Ukraine stops cash transport through Hungary, calls Druzhba pipeline delegation “tourists”

Several Ukrainian banks have suspended or reconsidered their cash transport routes through Hungary and Slovakia after Hungarian authorities seized a large shipment belonging to a Ukrainian state bank last week.
According to Ukrainian media reports citing banking industry sources, the incident has prompted financial institutions to search for alternative routes to bring foreign currency into Ukraine from Europe.
Since the start of Russia’s full-scale invasion in 2022, large volumes of cash have been transported to Ukraine by armoured vehicles along land routes through Central Europe, replacing earlier air transport. One of the main partners in these operations has been Austria’s Raiffeisen Bank, with shipments typically travelling from Austria through Hungary or Slovakia.
Millions in cash and gold seized
The shipment in question belonged to the Ukrainian state savings bank Oschadbank. During an operation involving Hungary’s Counter-Terrorism Centre (TEK), the convoy was stopped and later seized by the Hungarian tax authority (NAV).
According to Ukrainian officials and Raiffeisen Bank, the convoy was part of a regular interbank cash delivery service moving through Hungarian territory.
Authorities reportedly confiscated assets worth tens of millions: EUR 40 million, USD 35 million, and around nine kilograms of gold.

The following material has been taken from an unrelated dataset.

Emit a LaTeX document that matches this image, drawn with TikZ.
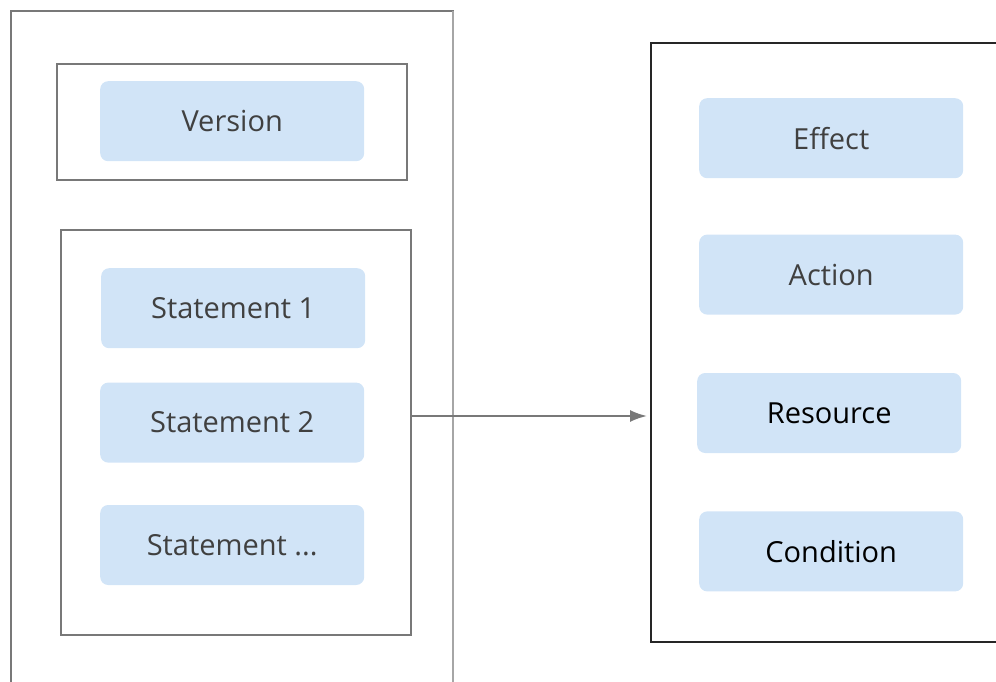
\documentclass[tikz,border=0pt]{standalone}
\usepackage{fontspec}
\setmainfont{Open Sans}
\usetikzlibrary{arrows.meta,positioning}
\definecolor{pillblue}{RGB}{209,228,247}
\definecolor{textgray}{RGB}{64,64,64}
\definecolor{framegray}{RGB}{120,120,120}
\begin{document}
\begin{tikzpicture}[x=1pt,y=-1pt]
\begin{scope}

\tikzstyle{pillnode} = [minimum width=264pt,minimum height=80pt,inner sep=0pt,fill=pillblue,rounded corners=8pt,text=textgray,font=\fontsize{29}{31}\selectfont];
\tikzstyle{framenode} = [inner sep=0pt,outer sep=0pt,draw=framegray,line width=1.5pt];

\useasboundingbox (0,0) rectangle (996,682);
\clip (0,0) rectangle (996,682);

% left side: the policy
\node [framenode,anchor=north west,minimum width=442pt,minimum height=700pt] (policy) at (11,11) {};
\draw [draw=black!35,line width=2pt] (policy.north east) -- (policy.south east);
\node [framenode,anchor=north west,minimum width=350pt,minimum height=116pt] (verbox) at (57,64) {};
\node [framenode,anchor=north west,minimum width=350pt,minimum height=405pt] (stmts) at (61,230) {};

\node [pillnode,anchor=north west] (ver) at (100,81) {Version};
\node [pillnode,anchor=north west] (s1) at (101,268) {Statement 1};
\node [pillnode,anchor=north] (s2) at ([xshift=-1pt,yshift=-34pt]s1.south) {Statement 2};
\node [pillnode,anchor=north] (s3) at ([yshift=-42pt]s2.south) {Statement ...};

% right side: one statement
\node [framenode,draw=black!85,anchor=north west,minimum width=370pt,minimum height=599pt] (rule) at (651,43) {};

\node [pillnode,anchor=north west] (eff) at (699,98) {Effect};
\node [pillnode,anchor=north] (act) at ([yshift=-56pt]eff.south) {Action};
\node [pillnode,anchor=north,text=black] (res) at ([xshift=-2pt,yshift=-58pt]act.south) {Resource};
\node [pillnode,anchor=north,text=black] (cond) at ([xshift=2pt,yshift=-58pt]res.south) {Condition};

\draw [-{Latex[length=17pt,width=12pt]},framegray,line width=2pt,shorten >=4pt] ([yshift=16.5pt]stmts.east) -- ([yshift=16.5pt]stmts.east -| rule.west);

\end{scope}
\end{tikzpicture}
\end{document}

Hungarian authorities launched an investigation on suspicion of money laundering.
Vehicles to be returned
NAV informed Oschadbank’s legal representatives on Wednesday that the seized armoured vehicles would be returned following last week’s operation involving the bank’s employees.
The seizure, however, has already disrupted the system Ukrainian banks rely on to supply foreign currency during the war.
Banks consider alternatives
Banking sources say Ukrainian financial institutions are now reviewing logistics options and may temporarily delay direct cash deliveries from Europe. Some banks have instead begun purchasing foreign cash directly from the National Bank of Ukraine.
In the past two days alone, Ukraine’s central bank reportedly offered USD 200 million and EUR 115 million in cash to banks. Demand has been moderate but noticeably higher than usual.